#### WORK TO DO
Quote all lines below exactly. Images stay out.

#### DATA SUPPLIED
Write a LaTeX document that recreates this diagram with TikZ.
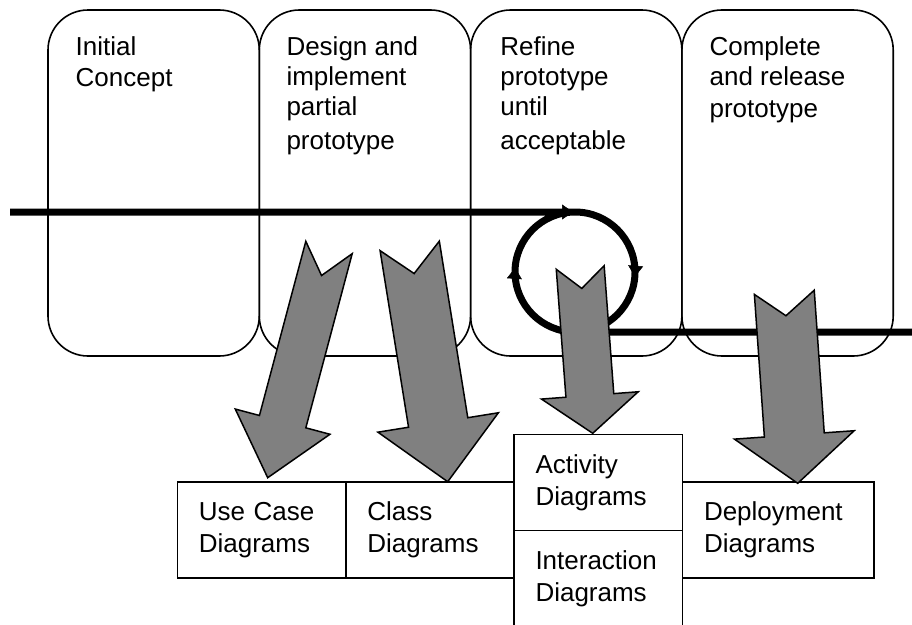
\documentclass[tikz,border=0pt]{standalone}
\usepackage{fontspec}
\setmainfont{Liberation Sans}
\usetikzlibrary{positioning, calc, arrows.meta, decorations.markings}
\tikzset{phase/.style={draw, line width=1.6pt, rounded corners=40pt, minimum width=211.3pt, minimum height=346pt, outer sep=0pt, inner sep=0pt}}
\tikzset{phasetext/.style={anchor=north west, align=left, inner sep=0pt, font=\fontsize{26}{30}\selectfont}}
\tikzset{diagram/.style={draw, line width=1.5pt, align=left, inner xsep=21.5pt, inner ysep=0pt, text width=#1, minimum height=96pt, outer sep=0pt, font=\fontsize{26}{32}\selectfont}}
\tikzset{diagram/.default=125.5pt}
\tikzset{flow/.style={line width=7pt}}
\tikzset{loopmark/.style={postaction={decorate, decoration={markings, mark=at position #1 with {\arrow{Triangle[length=11pt, width=15pt, line width=0.5pt]}}}}}}
\tikzset{blockarrow/.style={draw, line width=1.5pt, fill=gray, line join=miter}}
\newcommand{\bigarrow}[6]{%
  \coordinate (#2base) at ($(#2)!#5!(#1)$);
  \draw[blockarrow] ($(#1)!#3!90:(#2)$) -- ($(#1)!#6!(#2)$) -- ($(#1)!#3!-90:(#2)$)
    -- ($(#2base)!#3!-90:(#2)$) -- ($(#2base)!#4!-90:(#2)$) -- (#2)
    -- ($(#2base)!#4!90:(#2)$) -- ($(#2base)!#3!90:(#2)$) -- cycle;}

\begin{document}
\begin{tikzpicture}[x=1pt, y=-1pt]
\useasboundingbox (0,0) rectangle (912,624);

\node[phase, anchor=north west] (p1) at (48,10) {};
\node[phase, right=0pt of p1] (p2) {};
\node[phase, right=0pt of p2] (p3) {};
\node[phase, right=0pt of p3] (p4) {};

\node[phasetext, below right=26.7pt and 27.5pt of p1.north west] (t1) {Initial\\[1pt]Concept};
\node[phasetext, below right=26.7pt and 27pt of p2.north west] (t2) {Design and\\implement\\partial\\[4pt]prototype};
\node[phasetext, below right=26.7pt and 29.5pt of p3.north west] (t3) {Refine\\prototype\\until\\[4pt]acceptable};
\node[phasetext, below right=26.7pt and 27.5pt of p4.north west] (t4) {Complete\\and release\\[2pt]prototype};

\coordinate (start) at (10,212);
\coordinate (top) at (575,212);
\coordinate (end) at (912,332);
\draw[flow, loopmark=563pt, loopmark=664pt, loopmark=852pt] (start) -- (top) arc[start angle=-90, end angle=450, radius=60] -- (end);

\node[diagram, anchor=north west] (uc) at (177.3,482) {Use Case\\Diagrams};
\node[diagram, right=0pt of uc] (cls) {Class\\Diagrams};
\node[diagram, anchor=north west] (act) at (514,434.3) {Activity\\Diagrams};
\node[diagram, below=0pt of act] (inter) {Interaction\\Diagrams};
\node[diagram=148.3pt, anchor=north west] (dep) at (act.east |- uc.north) {Deployment\\Diagrams};

\coordinate (uc-from) at (329,247.5);
\coordinate (uc-to) at (267.7,477.7);
\coordinate (cls-from) at (409.7,245.9);
\coordinate (cls-to) at (447.7,481.7);
\coordinate (act-from) at (580.2,267.5);
\coordinate (act-to) at (592.7,433.3);
\coordinate (dep-from) at (784.3,292.3);
\coordinate (dep-to) at (797.7,483.3);

\bigarrow{uc-from}{uc-to}{24pt}{49pt}{58pt}{29pt}
\bigarrow{cls-from}{cls-to}{30pt}{61pt}{60pt}{28pt}
\bigarrow{act-from}{act-to}{24pt}{48.5pt}{38pt}{21pt}
\bigarrow{dep-from}{dep-to}{30pt}{60pt}{48.5pt}{23.5pt}
\end{tikzpicture}
\end{document}
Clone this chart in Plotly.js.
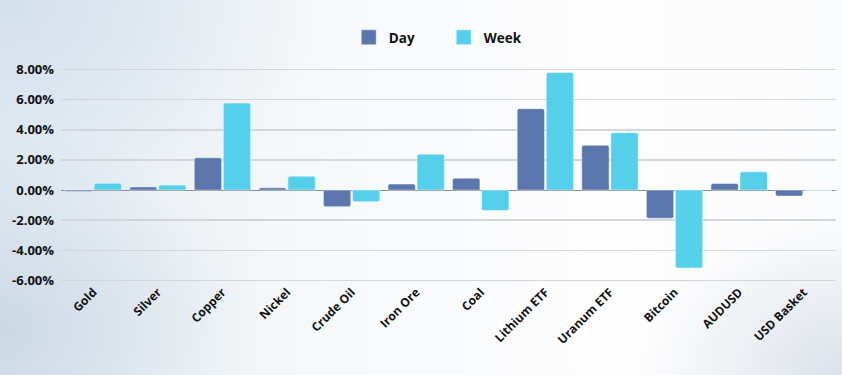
<!DOCTYPE html>
<html>
<head>
<meta charset="utf-8">
<script src="https://cdn.plot.ly/plotly-3.0.1.min.js"></script>
<style>
  html, body { margin: 0; padding: 0; }
  body {
    width: 842px; height: 375px; overflow: hidden;
    background:
      radial-gradient(ellipse 260px 200px at 0px 330px, rgba(196,211,226,0.8), rgba(196,211,226,0) 100%),
      radial-gradient(ellipse 320px 230px at 0px 0px, rgba(210,223,236,0.95), rgba(210,223,236,0) 100%),
      radial-gradient(ellipse 200px 160px at 842px 375px, rgba(205,215,226,0.7), rgba(205,215,226,0) 100%),
      linear-gradient(90deg, #e6edf4 0%, #f5f8fa 35%, #fdfdfe 70%, #fbfcfd 100%);
  }
  #chart { width: 842px; height: 375px; }
</style>
</head>
<body>
<div id="chart"></div>
<script>
const categories = ["Gold", "Silver", "Copper", "Nickel", "Crude Oil", "Iron Ore", "Coal",
  "Lithium ETF", "Uranum ETF", "Bitcoin", "AUDUSD", "USD Basket"];
const dayValues  = [-0.10, 0.21, 2.14, 0.15, -1.10, 0.40, 0.79, 5.40, 2.97, -1.87, 0.44, -0.40];
const weekValues = [0.45, 0.33, 5.77, 0.92, -0.77, 2.38, -1.35, 7.80, 3.81, -5.17, 1.21, -0.03];
const seriesNames = ["Day", "Week"];
const seriesColors = ["#5b76ad", "#55d0ea"];
const tickVals = [-6, -4, -2, 0, 2, 4, 6, 8];
const tickText = ["-6.00%", "-4.00%", "-2.00%", "0.00%", "2.00%", "4.00%", "6.00%", "8.00%"];

const fam = "Open Sans, Lato, sans-serif";
const seriesValues = [dayValues, weekValues];

const traces = [];
seriesNames.forEach((n, i) => {
  traces.push({ type: "bar", name: n, x: categories, y: seriesValues[i], showlegend: false,
    marker: { color: seriesColors[i], line: { color: "rgba(255,255,255,0.45)", width: 1 }, cornerradius: 2 },
    hoverinfo: "skip" });
});
// legend entries with larger square keys
seriesNames.forEach((n, i) => {
  traces.push({ type: "scatter", mode: "markers", name: n, x: [null], y: [null],
    marker: { symbol: "square", size: 15, color: seriesColors[i], line: { color: "rgba(255,255,255,0.5)", width: 1 } },
    hoverinfo: "skip" });
});

const layout = {
  width: 842, height: 375,
  paper_bgcolor: "rgba(0,0,0,0)", plot_bgcolor: "rgba(0,0,0,0)",
  margin: { l: 61, r: 6, t: 67.5, b: 92.5 },
  barmode: "group", bargap: 0.1, bargroupgap: 0.06,
  font: { family: fam, color: "#111", size: 12, weight: 700 },
  showlegend: true,
  legend: {
    orientation: "h", xref: "container", yref: "container",
    x: 0.527, xanchor: "center", y: 0.9, yanchor: "middle",
    font: { family: fam, size: 13.5, color: "#111", weight: 700 },
    bgcolor: "rgba(0,0,0,0)", entrywidth: 50, entrywidthmode: "pixels", itemwidth: 30
  },
  xaxis: {
    tickangle: -45, showgrid: false, zeroline: false, showline: false, ticks: "",
    tickfont: { family: fam, size: 12, color: "#111", weight: 700 },
    fixedrange: true
  },
  yaxis: {
    range: [-6.1, 8.1], tickvals: tickVals, ticktext: tickText,
    showgrid: true, gridcolor: "#d2d5d9", gridwidth: 1.5,
    zeroline: true, zerolinecolor: "#8a8d91", zerolinewidth: 1,
    showline: false, ticks: "", ticklabelstandoff: 6,
    tickfont: { family: fam, size: 13, color: "#111", weight: 700 },
    fixedrange: true
  }
};

Plotly.newPlot("chart", traces, layout, { displayModeBar: false, staticPlot: true });
</script>
</body>
</html>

#### EXERCISE SOLUTION
Write a LaTeX document that recreates this diagram with TikZ.
\documentclass[tikz,border=0pt]{standalone}
\usepackage{fontspec}
\setmainfont{Liberation Sans}
\usetikzlibrary{positioning, calc, arrows.meta, decorations.markings}
\tikzset{phase/.style={draw, line width=1.6pt, rounded corners=40pt, minimum width=211.3pt, minimum height=346pt, outer sep=0pt, inner sep=0pt}}
\tikzset{phasetext/.style={anchor=north west, align=left, inner sep=0pt, font=\fontsize{26}{30}\selectfont}}
\tikzset{diagram/.style={draw, line width=1.5pt, align=left, inner xsep=21.5pt, inner ysep=0pt, text width=#1, minimum height=96pt, outer sep=0pt, font=\fontsize{26}{32}\selectfont}}
\tikzset{diagram/.default=125.5pt}
\tikzset{flow/.style={line width=7pt}}
\tikzset{loopmark/.style={postaction={decorate, decoration={markings, mark=at position #1 with {\arrow{Triangle[length=11pt, width=15pt, line width=0.5pt]}}}}}}
\tikzset{blockarrow/.style={draw, line width=1.5pt, fill=gray, line join=miter}}
\newcommand{\bigarrow}[6]{%
  \coordinate (#2base) at ($(#2)!#5!(#1)$);
  \draw[blockarrow] ($(#1)!#3!90:(#2)$) -- ($(#1)!#6!(#2)$) -- ($(#1)!#3!-90:(#2)$)
    -- ($(#2base)!#3!-90:(#2)$) -- ($(#2base)!#4!-90:(#2)$) -- (#2)
    -- ($(#2base)!#4!90:(#2)$) -- ($(#2base)!#3!90:(#2)$) -- cycle;}

\begin{document}
\begin{tikzpicture}[x=1pt, y=-1pt]
\useasboundingbox (0,0) rectangle (912,624);

\node[phase, anchor=north west] (p1) at (48,10) {};
\node[phase, right=0pt of p1] (p2) {};
\node[phase, right=0pt of p2] (p3) {};
\node[phase, right=0pt of p3] (p4) {};

\node[phasetext, below right=26.7pt and 27.5pt of p1.north west] (t1) {Initial\\[1pt]Concept};
\node[phasetext, below right=26.7pt and 27pt of p2.north west] (t2) {Design and\\implement\\partial\\[4pt]prototype};
\node[phasetext, below right=26.7pt and 29.5pt of p3.north west] (t3) {Refine\\prototype\\until\\[4pt]acceptable};
\node[phasetext, below right=26.7pt and 27.5pt of p4.north west] (t4) {Complete\\and release\\[2pt]prototype};

\coordinate (start) at (10,212);
\coordinate (top) at (575,212);
\coordinate (end) at (912,332);
\draw[flow, loopmark=563pt, loopmark=664pt, loopmark=852pt] (start) -- (top) arc[start angle=-90, end angle=450, radius=60] -- (end);

\node[diagram, anchor=north west] (uc) at (177.3,482) {Use Case\\Diagrams};
\node[diagram, right=0pt of uc] (cls) {Class\\Diagrams};
\node[diagram, anchor=north west] (act) at (514,434.3) {Activity\\Diagrams};
\node[diagram, below=0pt of act] (inter) {Interaction\\Diagrams};
\node[diagram=148.3pt, anchor=north west] (dep) at (act.east |- uc.north) {Deployment\\Diagrams};

\coordinate (uc-from) at (329,247.5);
\coordinate (uc-to) at (267.7,477.7);
\coordinate (cls-from) at (409.7,245.9);
\coordinate (cls-to) at (447.7,481.7);
\coordinate (act-from) at (580.2,267.5);
\coordinate (act-to) at (592.7,433.3);
\coordinate (dep-from) at (784.3,292.3);
\coordinate (dep-to) at (797.7,483.3);

\bigarrow{uc-from}{uc-to}{24pt}{49pt}{58pt}{29pt}
\bigarrow{cls-from}{cls-to}{30pt}{61pt}{60pt}{28pt}
\bigarrow{act-from}{act-to}{24pt}{48.5pt}{38pt}{21pt}
\bigarrow{dep-from}{dep-to}{30pt}{60pt}{48.5pt}{23.5pt}
\end{tikzpicture}
\end{document}
Clone this chart in Plotly.js.
<!DOCTYPE html>
<html>
<head>
<meta charset="utf-8">
<script src="https://cdn.plot.ly/plotly-3.0.1.min.js"></script>
<style>
  html, body { margin: 0; padding: 0; }
  body {
    width: 842px; height: 375px; overflow: hidden;
    background:
      radial-gradient(ellipse 260px 200px at 0px 330px, rgba(196,211,226,0.8), rgba(196,211,226,0) 100%),
      radial-gradient(ellipse 320px 230px at 0px 0px, rgba(210,223,236,0.95), rgba(210,223,236,0) 100%),
      radial-gradient(ellipse 200px 160px at 842px 375px, rgba(205,215,226,0.7), rgba(205,215,226,0) 100%),
      linear-gradient(90deg, #e6edf4 0%, #f5f8fa 35%, #fdfdfe 70%, #fbfcfd 100%);
  }
  #chart { width: 842px; height: 375px; }
</style>
</head>
<body>
<div id="chart"></div>
<script>
const categories = ["Gold", "Silver", "Copper", "Nickel", "Crude Oil", "Iron Ore", "Coal",
  "Lithium ETF", "Uranum ETF", "Bitcoin", "AUDUSD", "USD Basket"];
const dayValues  = [-0.10, 0.21, 2.14, 0.15, -1.10, 0.40, 0.79, 5.40, 2.97, -1.87, 0.44, -0.40];
const weekValues = [0.45, 0.33, 5.77, 0.92, -0.77, 2.38, -1.35, 7.80, 3.81, -5.17, 1.21, -0.03];
const seriesNames = ["Day", "Week"];
const seriesColors = ["#5b76ad", "#55d0ea"];
const tickVals = [-6, -4, -2, 0, 2, 4, 6, 8];
const tickText = ["-6.00%", "-4.00%", "-2.00%", "0.00%", "2.00%", "4.00%", "6.00%", "8.00%"];

const fam = "Open Sans, Lato, sans-serif";
const seriesValues = [dayValues, weekValues];

const traces = [];
seriesNames.forEach((n, i) => {
  traces.push({ type: "bar", name: n, x: categories, y: seriesValues[i], showlegend: false,
    marker: { color: seriesColors[i], line: { color: "rgba(255,255,255,0.45)", width: 1 }, cornerradius: 2 },
    hoverinfo: "skip" });
});
// legend entries with larger square keys
seriesNames.forEach((n, i) => {
  traces.push({ type: "scatter", mode: "markers", name: n, x: [null], y: [null],
    marker: { symbol: "square", size: 15, color: seriesColors[i], line: { color: "rgba(255,255,255,0.5)", width: 1 } },
    hoverinfo: "skip" });
});

const layout = {
  width: 842, height: 375,
  paper_bgcolor: "rgba(0,0,0,0)", plot_bgcolor: "rgba(0,0,0,0)",
  margin: { l: 61, r: 6, t: 67.5, b: 92.5 },
  barmode: "group", bargap: 0.1, bargroupgap: 0.06,
  font: { family: fam, color: "#111", size: 12, weight: 700 },
  showlegend: true,
  legend: {
    orientation: "h", xref: "container", yref: "container",
    x: 0.527, xanchor: "center", y: 0.9, yanchor: "middle",
    font: { family: fam, size: 13.5, color: "#111", weight: 700 },
    bgcolor: "rgba(0,0,0,0)", entrywidth: 50, entrywidthmode: "pixels", itemwidth: 30
  },
  xaxis: {
    tickangle: -45, showgrid: false, zeroline: false, showline: false, ticks: "",
    tickfont: { family: fam, size: 12, color: "#111", weight: 700 },
    fixedrange: true
  },
  yaxis: {
    range: [-6.1, 8.1], tickvals: tickVals, ticktext: tickText,
    showgrid: true, gridcolor: "#d2d5d9", gridwidth: 1.5,
    zeroline: true, zerolinecolor: "#8a8d91", zerolinewidth: 1,
    showline: false, ticks: "", ticklabelstandoff: 6,
    tickfont: { family: fam, size: 13, color: "#111", weight: 700 },
    fixedrange: true
  }
};

Plotly.newPlot("chart", traces, layout, { displayModeBar: false, staticPlot: true });
</script>
</body>
</html>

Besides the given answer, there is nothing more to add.